То, что мифический и эпический герои – это две последовательные стадии в развитии представления о личности, следует, в частности, из различия в роли сексуального момента в изображении этих героев. В изображении эпического героя, как правило, даст о себе знать концепция романической любви, т. е. идеализация и сентиментализация полового чувства, его трактовка как чего–то особенно достойного изображения и заслуживающего восхищения. Ореол, которым половое чувство благодаря этой концепции оказывается окруженным, становится важнейшим средством самоутверждения личности. Любовные страдания подчеркивают личностный характер самого чувства, делают более заметным внутренний мир личности. Поэтому романическая любовь непременно должна быть несчастной, т. е. связанной с теми или иными страданиями. Таким образом, распространение концепции романической любви не было изменением сексуальной жизни человека самой по себе. В частности, оно, конечно, не означало, что несчастная любовь стала более распространенной в жизни. Оно означало лишь изменение места сексуального момента в самосознании человека. Распространение концепции романической любви было осознанием сексуального момента как чего–то включенного в сферу субъекта, чего–то сугубо личностного.

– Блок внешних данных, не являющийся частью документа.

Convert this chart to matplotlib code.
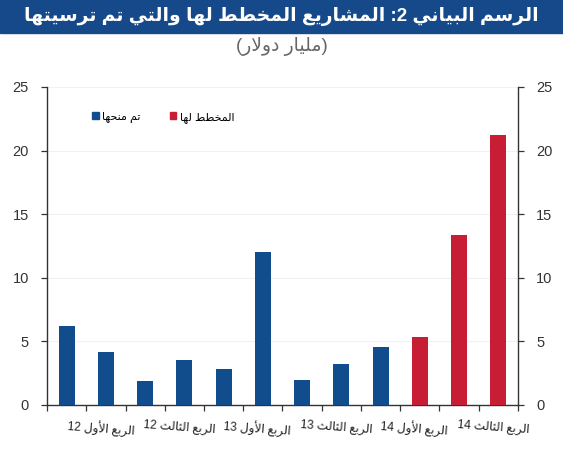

Концепция романической любви сравнительно слабо представлена в древнеисландской литературе. Элементы этой концепции есть в некоторых поздних скальдических произведениях, в которых автор говорит о своей несчастной любви, а именно – в «Драпе о Йомсвикингах» Бьярни Кольбейнссона, «Пословичной поэме» неизвестного автора, строфах Рёгнвальда Кали. Элементы концепции романической любви есть также в некоторых сагах, в которых несчастная любовь – удел главного героя, всего больше – в «Саге о Гуннлауге» и «Саге о Кормаке». Они представлены и в героических песнях «Старшей Эдды», а именно – во «Второй песни о Хельги Убийце Хундинга» (свидание Сигрун с мертвым Хельги), в песнях, в которых на первом плане страдания Гудрун и Брюнхильд (особенно в «Первой песни о Гудрун» и «Краткой песни о Сигурде»), и всего больше в «Плаче Оддрун».
Никакого следа концепции романической любви нет в эддических мифах. Но зато в них есть следы трактовки сексуального момента, отражающей ступень становления личности более архаичную, чем та, которую отражает романическая концепция. В противоположность тенденции к осознанию сексуального момента как чего–то включенного в сферу субъекта, чего–то сугубо личностного, так сказать, субъективации сексуального момента – для более ранней ступени развития личностного самосознания была характерна тенденция к осознанию сексуального момента как сферы, в которую субъект включен наравне со всей природой, со всем, что оплодотворяет и плодоносит, так сказать, объективация сексуального момента. Эта тенденция находила естественное выражение в культе того, что свойственно или присуще человеческому организму как части природы и что вместе с тем не подразумевает ни личностного переживания, ни исключительной направленности на личность другого пола.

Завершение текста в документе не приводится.